Astin came under scrutiny by the Drug Enforcement Administration after injectable anabolic steroids and other drugs were found inside Benoit's Fayetteville, Ga., home after he and his family were found dead June 25.
However, the charges against Astin stem from the records of two other patients — identified in court records only by the initials M.J. and O.G. — showing Astin gave them painkillers and other drugs for medical purposes that prosecutors say aren't legitimate.
Astin is charged with wrongly prescribing drugs, including Percocet, Xanax and amphetamine-containing Adderall. He pleaded not guilty and was under house arrest until he could post $125,000 bond.
M.J. and O.G. received a combined 3,650 tablets from April 2004 to September 2005, court records showed.

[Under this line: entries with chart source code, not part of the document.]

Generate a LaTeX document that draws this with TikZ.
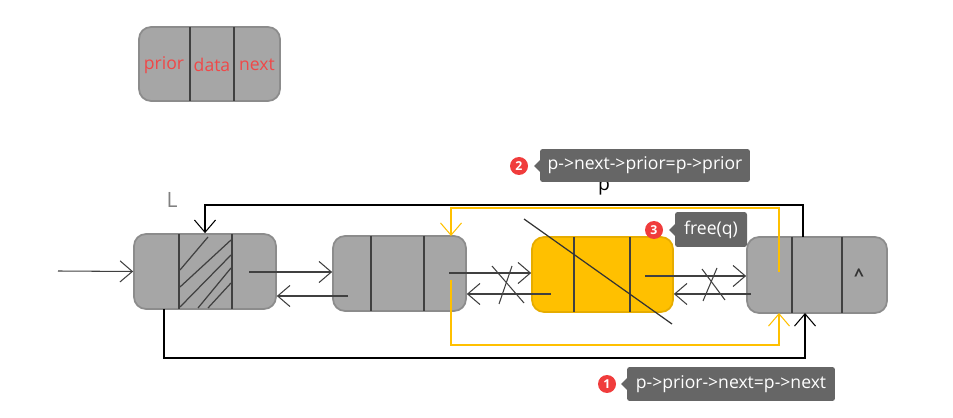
\documentclass[tikz,border=0pt]{standalone}
\usepackage{fontspec}
\setmainfont{Open Sans}
\usetikzlibrary{arrows.meta}

\definecolor{nodegray}{HTML}{A6A6A6}
\definecolor{edgegray}{HTML}{8C8C8C}
\definecolor{qyellow}{HTML}{FFC000}
\definecolor{qedge}{HTML}{E6AC00}
\definecolor{tipgray}{HTML}{666666}
\definecolor{badgered}{HTML}{F03C3C}
\definecolor{labelred}{HTML}{F04848}

\begin{document}
\begin{tikzpicture}[x=0.02cm,y=-0.02cm,
  lnode/.style={draw=edgegray, line width=1pt, fill=nodegray, rounded corners=0.24cm,
    minimum width=2.82cm, minimum height=1.5cm, inner sep=0pt},
  divider/.style={draw=black!75, line width=0.8pt},
  arr/.style={-{Straight Barb[length=7pt,width=12pt]}, line width=0.6pt},
  link/.style={arr, draw=black!75},
  ylw/.style={draw=qyellow, line width=1.2pt},
  tip/.style={fill=tipgray, text=white, rounded corners=1.5pt, inner sep=0pt,
    minimum height=0.66cm, font=\fontsize{10}{12}\selectfont},
  badge/.style={circle, fill=badgered, text=white, inner sep=0pt, minimum size=0.36cm,
    font=\fontsize{7}{8}\selectfont\bfseries}]
\useasboundingbox (0,0) rectangle (953,418);
\small
% legend box
\node[lnode, minimum width=2.82cm, minimum height=1.48cm] (legend) at (209.5,64) {};
\draw[divider] (190,27) -- (190,101);
\draw[divider] (234,27) -- (234,101);
\node[text=labelred, font=\fontsize{10}{12}\selectfont] (tprior) at (164,65) {prior};
\node[text=labelred, font=\fontsize{10}{12}\selectfont] (tdata) at (212,65) {data};
\node[text=labelred, font=\fontsize{10}{12}\selectfont] (tnext) at (257,65) {next};

% list nodes
\node[lnode, minimum width=2.84cm] (head) at (205,271.5) {};
\node[lnode, minimum width=2.66cm] (n2) at (399.5,273.5) {};
\node[lnode, minimum width=2.82cm, fill=qyellow, draw=qedge] (q) at (602.5,274.5) {};
\node[lnode, minimum width=2.80cm, minimum height=1.52cm] (n4) at (817,275) {};

\draw[divider] (179,234) -- (179,309);
\draw[divider] (232,234) -- (232,309);
\draw[divider] (371,236) -- (371,311);
\draw[divider] (424,236) -- (424,311);
\draw[divider] (574,237) -- (574,312);
\draw[divider] (630,237) -- (630,312);
\draw[divider] (792,237) -- (792,313);
\draw[divider] (842,237) -- (842,313);

% hatching of head node
\draw[black!75, line width=0.7pt] (180,270) -- (208,237);
\draw[black!75, line width=0.7pt] (180,287) -- (231,240);
\draw[black!75, line width=0.7pt] (180,307) -- (231,255);
\draw[black!75, line width=0.7pt] (198,308) -- (231,268);
\draw[black!75, line width=0.7pt] (208,308) -- (231,283);

\node[text=gray, font=\fontsize{12}{14}\selectfont] (lbl) at (172,200) {L};
\node[font=\fontsize{11}{13}\selectfont] (plbl) at (604,188) {p};
\node[text=black!80, font=\fontsize{10}{12}\selectfont\bfseries] (nil) at (859,275) {\^{}};

% links
\coordinate (in) at (58,271);
\draw[link] (in) -- (head.west);
\coordinate (h1) at (249,272);
\draw[link] (h1) -- (h1 -| n2.west);
\coordinate (b2) at (348,296);
\draw[link] (b2) -- (b2 -| head.east);
\coordinate (c2) at (449,273);
\draw[link] (c2) -- (c2 -| q.west);
\coordinate (cq) at (551,294);
\draw[link] (cq) -- (cq -| n2.east);
\coordinate (cq2) at (645,276);
\draw[link] (cq2) -- (cq2 -| n4.west);
\coordinate (c4) at (751,294);
\draw[link] (c4) -- (c4 -| q.east);

% crossed out links
\draw[black!75, line width=0.6pt] (492,266) -- (524,303);
\draw[black!75, line width=0.6pt] (512,266) -- (499,304);
\draw[black!75, line width=0.6pt] (702,269) -- (725,300);
\draw[black!75, line width=0.6pt] (717,268) -- (703,301);
\draw[black!80, line width=0.7pt] (524,219) -- (672,324);

% circular links
\coordinate (t4) at (803,237);
\draw[arr] (t4) -- (803,205) -- (205,205) -- (head.north);
\coordinate (hb) at (164,309);
\coordinate (s4) at (805,313);
\draw[arr] (hb) -- (164,358) -| (s4);

% new links around q
\coordinate (y4) at (779,272);
\coordinate (y2t) at (451,236);
\draw[ylw, arr] (y4) -- (779,208) -| (y2t);
\coordinate (y2) at (451,280);
\coordinate (y4b) at (779,313);
\draw[ylw, arr] (y2) -- (451,345) -| (y4b);

% notes
\node[tip, minimum width=4.2cm] (note2) at (645,165.5) {p->next->prior=p->prior};
\fill[tipgray] (540,160) -- (534,166) -- (540,172) -- cycle;
\node[badge] (b2n) at (519,166) {2};
\node[tip, minimum width=1.44cm, minimum height=0.7cm] (note3) at (711,229.5) {free(q)};
\fill[tipgray] (675,224) -- (669,230) -- (675,236) -- cycle;
\node[badge] (b3n) at (654,230) {3};
\node[tip, minimum width=4.16cm, minimum height=0.68cm] (note1) at (731,384) {p->prior->next=p->next};
\fill[tipgray] (627,378) -- (621,384) -- (627,390) -- cycle;
\node[badge] (b1n) at (607,384) {1};
\end{tikzpicture}
\end{document}
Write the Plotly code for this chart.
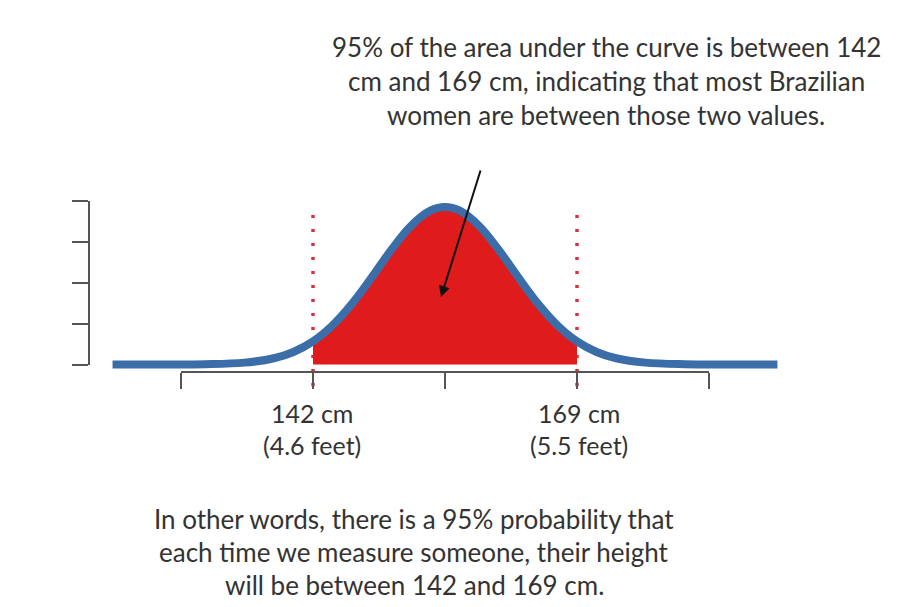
import plotly.graph_objects as go

# ---- data ----
height_cm = [121.5, 124, 128.5, 131, 135, 138, 140, 142, 144, 146, 148, 150, 152, 154,
             155.5, 157, 159, 161, 163, 165, 167, 169, 171, 173, 176, 180, 182.5, 186, 189.5]
density = [0.0, 0.00001, 0.00003, 0.0001, 0.00069, 0.0023, 0.00461, 0.00849, 0.01438,
           0.02238, 0.03201, 0.04211, 0.05089, 0.05654, 0.0579, 0.05654, 0.05089, 0.04211,
           0.03201, 0.02238, 0.01438, 0.00849, 0.00461, 0.0023, 0.00069, 0.0001, 0.00003,
           0.00001, 0.0]
lower_cm, upper_cm = 142, 169
x_ticks = [128.5, 142, 155.5, 169, 182.5]
y_ticks = [0, 0.015, 0.03, 0.045, 0.06]
lower_label = ["142 cm", "(4.6 feet)"]
upper_label = ["169 cm", "(5.5 feet)"]
top_text = ["95% of the area under the curve is between 142",
            "cm and 169 cm, indicating that most Brazilian",
            "women are between those two values."]
bottom_text = ["In other words, there is a 95% probability that",
               "each time we measure someone, their height",
               "will be between 142 and 169 cm."]

# ---- layout geometry (pixels) ----
W, H = 902, 607
PX_LO, PX_HI = 313, 577          # pixel x of lower/upper bound
XS = (PX_HI - PX_LO) / (upper_cm - lower_cm)   # px per cm
Y0_PX = 364.5                     # pixel y of density 0
YS = 2720                         # px per density unit

def px_to_x(px):
    return lower_cm + (px - PX_LO) / XS

def py_to_y(py):
    return (Y0_PX - py) / YS

def xpaper(px):
    return px / W

def ypaper(py):
    return 1 - py / H

FONT = "Lato"
TXT = "#333333"
BLUE = "#3b6ea8"
RED = "#e01b1b"

fig = go.Figure()

# red area between bounds
band_x = [x for x in height_cm if lower_cm <= x <= upper_cm]
band_y = [d for x, d in zip(height_cm, density) if lower_cm <= x <= upper_cm]
fig.add_trace(go.Scatter(x=band_x, y=band_y, mode="lines", fill="tozeroy",
                         fillcolor=RED, line=dict(width=0, color=RED, shape="spline"),
                         hoverinfo="skip", showlegend=False))
# the curve
fig.add_trace(go.Scatter(x=height_cm, y=density, mode="lines",
                         line=dict(width=8, color=BLUE, shape="spline"),
                         hoverinfo="skip", showlegend=False))
# invisible trace to anchor the drawn axes
fig.add_trace(go.Scatter(x=[x_ticks[0], x_ticks[-1]], y=[y_ticks[0], y_ticks[-1]],
                         xaxis="x2", yaxis="y2", mode="markers",
                         marker=dict(opacity=0), hoverinfo="skip", showlegend=False))

# dotted bound lines
for b in (lower_cm, upper_cm):
    fig.add_shape(type="line", xref="x", yref="paper", x0=b, x1=b,
                  y0=ypaper(215), y1=ypaper(389), layer="below",
                  line=dict(color="#d9303f", width=3.5, dash="3px,11px"))

annotations = []
# arrow
annotations.append(dict(x=px_to_x(441), y=py_to_y(297), xref="x", yref="y",
                        ax=40, ay=-128, showarrow=True, arrowhead=2, arrowsize=1.1,
                        arrowwidth=2, arrowcolor="#111111", text=""))

def line_text(text, cx, cy, size):
    annotations.append(dict(x=xpaper(cx), y=ypaper(cy), xref="paper", yref="paper",
                            text=text, showarrow=False, xanchor="center", yanchor="middle",
                            font=dict(family=FONT, size=size, color=TXT)))

for i, t in enumerate(top_text):
    line_text(t, 606, 47 + i * 34, 26)
for i, t in enumerate(bottom_text):
    line_text(t, 414, 519 + i * 33, 26)
for i, t in enumerate(lower_label):
    line_text(t, 312, 413 + i * 32, 25)
for i, t in enumerate(upper_label):
    line_text(t, 579, 413 + i * 32, 25)

axis_col = "#555555"
clear = "rgba(0,0,0,0)"
fig.update_layout(
    width=W, height=H, margin=dict(l=0, r=0, t=0, b=0),
    paper_bgcolor="white", plot_bgcolor=clear,
    xaxis=dict(domain=[0, 1], range=[px_to_x(0), px_to_x(W)], visible=False),
    yaxis=dict(domain=[0, 1], range=[py_to_y(H), py_to_y(0)], visible=False),
    xaxis2=dict(domain=[xpaper(PX_LO + (x_ticks[0] - lower_cm) * XS),
                        xpaper(PX_LO + (x_ticks[-1] - lower_cm) * XS)],
                range=[x_ticks[0], x_ticks[-1]], anchor="free", position=ypaper(372),
                showline=True, linecolor=axis_col, linewidth=1.5,
                ticks="outside", ticklen=16, tickwidth=1.5, tickcolor=axis_col,
                tickvals=x_ticks, showticklabels=False, showgrid=False, zeroline=False),
    yaxis2=dict(domain=[ypaper(Y0_PX), ypaper(Y0_PX - y_ticks[-1] * YS)],
                range=[y_ticks[0], y_ticks[-1]], anchor="free", position=xpaper(89),
                showline=True, linecolor=axis_col, linewidth=1.5,
                ticks="outside", ticklen=16, tickwidth=1.5, tickcolor=axis_col,
                tickvals=y_ticks, showticklabels=False, showgrid=False, zeroline=False),
    annotations=annotations,
)

fig.write_html("out.html")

Astin told investigators he wrongly provided undated prescriptions for drugs that Assistant U.S. Atty. John Horn wrote "have a high potential for abuse that can lead to severe psychological or physical dependence."
An investigator with the DEA reported in a sworn statement accompanying the indictment against Astin that a Fayetteville pharmacist said the Carrollton, Ga,. doctor provided Benoit with a 10-month supply of anabolic steroids every three to four weeks in the year that led up to the pro wrestling star killing his wife, son and himself late last month.
The DEA raided Astin's office after the doctor told a reporter he provided Benoit testosterone and met with the 40-year-old World Wrestling Entertainment performer hours before Benoit killed his wife, Nancy, and 7-year-old son, Daniel, by asphyxiation, and then hanged himself.
DEA investigator Anissa Jones wrote that a preliminary review of Astin's prescription writing showed he authorized "approximately 1 million dosage units of various pharmaceutical controlled substances in the last two years, [including] significant quantities of injectable testosterone cypionate, an anabolic steroid."
Jones also wrote that Benoit has been identified in a separate DEA investigation of a company, RX Weight Loss, "as an excessive purchaser of injectable steroids."